Amazingly, given what's now being revealed, nobody has yet laid a glove on the conventional wisdom!
But people do catch on and make up their own minds about things like this. If you check the percentages of Americans who believe Lee Harvey Oswald was not JFK's lone assassin, or that UFOs are indeed extraterrestrials' vehicles, it's obvious that the "official line" on a subject does not always become what "everyone knows."
But what "everyone knows" doesn't matter; it' the way everyone acts, and this is a dreadful problem if failure to act risks our national security. If the President and members of the Congress timidly act as if the justification for making war on Saddam was only that the Iraqi people are better off now, public debate will be distorted.
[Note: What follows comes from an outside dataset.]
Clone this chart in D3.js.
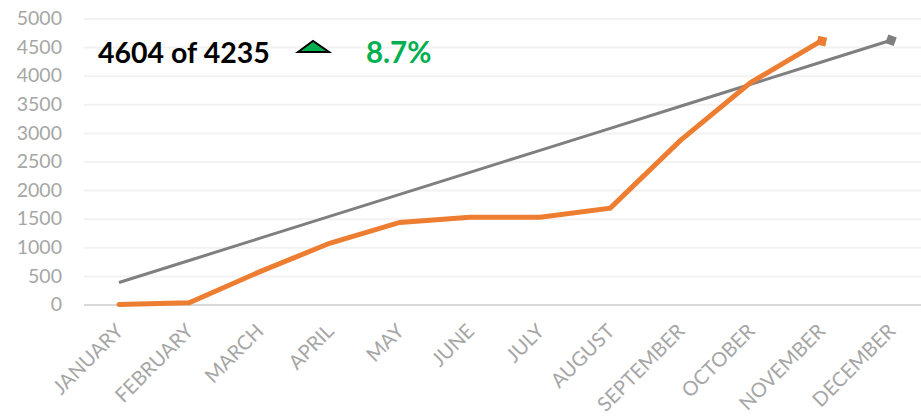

It is the mainstream news media's duty to point unblinkingly to the fact of Saddam's WMD being smuggled into Syria. If they in their wisdom prefer—for whatever imaginable combination of reasons—to soft pedal the information, then we "small fry" are duty bound to bellow about it as I do here and now.
A nation may survive or succumb based on its conventional wisdom. And each of us has a personal part in shaping it just by what we bother to mention, or refuse to let go by unchallenged, in our passing conversations with random fellow citizens. This is an art not to be forgotten as we accept life within urban masses as more likely for most of us than life in any sort of Mayberry.
Can you respectfully tell a fellow traveler, say, on a commuter bus or awaiting service at a deli counter, that you've heard contrary to what you just heard him mention? DO IT!
On Manhattan subways, when I was a Columbia undergraduate, it often impressed me when my fellow "strap hangers" would do this back in the late 'fifties. It remained friendly, but it was authentically spirited. This kind of open exchange between strangers is one of the "vital signs" of a healthy free society. May God bless all who keep this sport participatory, and let's you and I work to keep ourselves counting among them now.
In the days ahead, the erroneous conventional wisdom about Saddam's WMD needs to be squarely in our cross hairs. Tell your friends and neighbors. "There were WMD in Iraq!"